Dec 3, 2021 - News

Buildings honoring Confederates, segregationists won't get renamed

A photo in the autumn of LeConte Hall at the University of Georgia
UGA's LeConte Hall is named after Joseph LeConte. The professor owned more than 200 enslaved people and advocated for white supremacy, according to researchers. Photo courtesy of University of Georgia Marketing and Communications

Buildings named after Confederate leaders, segregationists and proponents of slavery at Georgia’s public university system will not be changed, despite recommendations presented by an advisory group convened by the Board of Regents.

Why it matters: Elected officials, sports teams and institutions across the country are being forced to confront a long history of glorifying and celebrating men, women and organizations that upheld white supremacy, advocated for slavery and opposed desegregation.

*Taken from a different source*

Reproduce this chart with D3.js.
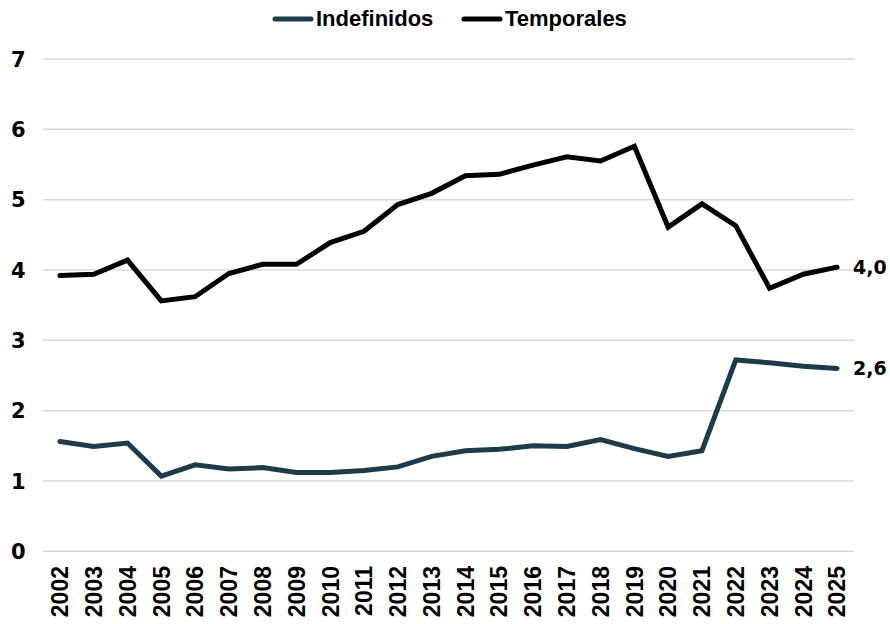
<!DOCTYPE html>
<html>
<head>
<meta charset="utf-8">
<script src="https://cdn.jsdelivr.net/npm/d3@7"></script>
<style>
  body { margin: 0; background: #fff; }
  svg { display: block; }
</style>
</head>
<body>
<div id="chart"></div>
<script>
var years = ["2002","2003","2004","2005","2006","2007","2008","2009","2010","2011","2012","2013",
             "2014","2015","2016","2017","2018","2019","2020","2021","2022","2023","2024","2025"];
var indefinidos = [1.56,1.49,1.54,1.07,1.23,1.17,1.19,1.12,1.12,1.15,1.20,1.35,
                   1.43,1.45,1.50,1.49,1.59,1.46,1.35,1.43,2.72,2.68,2.63,2.60];
var temporales = [3.92,3.94,4.14,3.56,3.62,3.95,4.08,4.08,4.39,4.55,4.93,5.09,
                  5.34,5.36,5.49,5.61,5.55,5.76,4.61,4.94,4.63,3.74,3.94,4.04];
var yTicks = [0,1,2,3,4,5,6,7];
var seriesNames = ["Indefinidos","Temporales"];
var seriesColors = ["#1f3b4b","#000000"];
var endLabels = ["2,6","4,0"];

var width = 890, height = 624;
var svg = d3.select("#chart").append("svg").attr("width", width).attr("height", height);

var x = d3.scaleBand().domain(years).range([43, 854]);
var y = d3.scaleLinear().domain([0, 7]).range([551.3, 59]);

// grid lines
svg.append("g").selectAll("line").data(yTicks).enter().append("line")
  .attr("x1", 43).attr("x2", 854)
  .attr("y1", function(d){ return y(d); }).attr("y2", function(d){ return y(d); })
  .attr("stroke", "#d9d9d9").attr("stroke-width", 1.5);

// y labels
svg.append("g").selectAll("text").data(yTicks).enter().append("text")
  .attr("x", 11).attr("y", function(d){ return y(d); }).attr("dy", "0.36em")
  .attr("font-family", "DejaVu Sans").attr("font-weight", "bold").attr("font-size", 21)
  .attr("fill", "#000")
  .text(function(d){ return d; });

// x labels
svg.append("g").selectAll("text").data(years).enter().append("text")
  .attr("transform", function(d){ return "translate(" + (x(d) + x.bandwidth()/2) + ",566) rotate(-90)"; })
  .attr("text-anchor", "end").attr("dy", "0.36em")
  .attr("font-family", "Liberation Sans, Arial").attr("font-weight", "bold").attr("font-size", 23)
  .attr("fill", "#000")
  .text(function(d){ return d; });

var line = d3.line()
  .x(function(d, i){ return x(years[i]) + x.bandwidth()/2; })
  .y(function(d){ return y(d); });

var allSeries = [indefinidos, temporales];
allSeries.forEach(function(s, k){
  svg.append("path").datum(s)
    .attr("d", line)
    .attr("fill", "none")
    .attr("stroke", seriesColors[k])
    .attr("stroke-width", 5)
    .attr("stroke-linejoin", "miter")
    .attr("stroke-linecap", "round");
  var last = s.length - 1;
  svg.append("text")
    .attr("x", x(years[last]) + x.bandwidth()/2 + 16)
    .attr("y", y(s[last])).attr("dy", "0.36em")
    .attr("font-family", "DejaVu Sans").attr("font-weight", "bold").attr("font-size", 19)
    .attr("fill", "#000")
    .text(endLabels[k]);
});

// legend
var legendX = [273, 462];
seriesNames.forEach(function(name, k){
  var g = svg.append("g").attr("transform", "translate(" + legendX[k] + ",0)");
  g.append("line").attr("x1", 2).attr("x2", 38).attr("y1", 19).attr("y2", 19)
    .attr("stroke", seriesColors[k]).attr("stroke-width", 5).attr("stroke-linecap", "round");
  g.append("text").attr("x", 43).attr("y", 26)
    .attr("font-family", "Liberation Sans, Arial").attr("font-weight", "bold").attr("font-size", 22)
    .attr("fill", "#000")
    .text(name);
});
</script>
</body>
</html>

Catch up quick: In June 2020, as protests across the country called for an end to systemic racism and police violence, Board of Regents Chair Sachin Shailendra and then Chancellor Steve Wrigley tasked an advisory group to recommend whether any of the University System of Georgia’s more than 3,800 buildings and colleges should be renamed.

More than a year later, the group chaired by Albany State University President Marion Ross Fedrick recommended the regents rename 75 buildings and colleges. The group’s 181-page report includes recommendations to rename buildings named after:

  • Joseph Mackey Brown, a former governor who wrote antisemitic editorials urging mob violence against Leo Frank, a Jewish factory manager who was later lynched.
  • Thomas Reade Rootes Cobb, a slavery advocate, Confederate general and one of the authors of the Confederate Constitution.
  • Richard B. Russell, a former U.S. senator, Georgia governor and co-author of the “Southern Manifesto” opposing school desegregation.

The group also recommended 21 buildings and colleges should keep their names but that efforts should be made to provide context.

  • Those include buildings named after Herman Talmadge (a former governor of Georgia), Varina “Winnie” Davis (the daughter of Confederate President Jefferson Davis) and Thomas Gamble (a newspaperman, Savannah mayor and college founder).

What they’re saying: “History can teach us important lessons, lessons that if understood and applied make Georgia and its people stronger,” the board said in a statement rejecting the advisory group's recommendations that was adopted by the regents the Monday before the Thanksgiving holiday.

  • The regents said they “acknowledge, understand and respect there are many viewpoints on this matter. Going forward, the board is committed to naming actions that reflect the strength and energy of Georgia’s diversity.”

The regents had no additional comment, Lance Wallace, a spokesperson for the USG, tells Axios.

Yes, but: It’s possible to remember history in its proper context. When the Atlanta History Center moved the Cyclorama from Grant Park to its Buckhead museum, it updated the exhibit to dispel the Lost Cause myth.

  • The center also has a toolkit to help communities launch conversations about the future of public monuments in their area.

“They should go back and rename them,” Dan Moore Sr., the president and founder of the APEX Museum and a member of a commission created by Mayor Keisha Lance Bottoms that recommended renaming city streets, tells Axios. “That sends a false message, especially to Black children. When you name someone on a plaque, you say we honor this person.”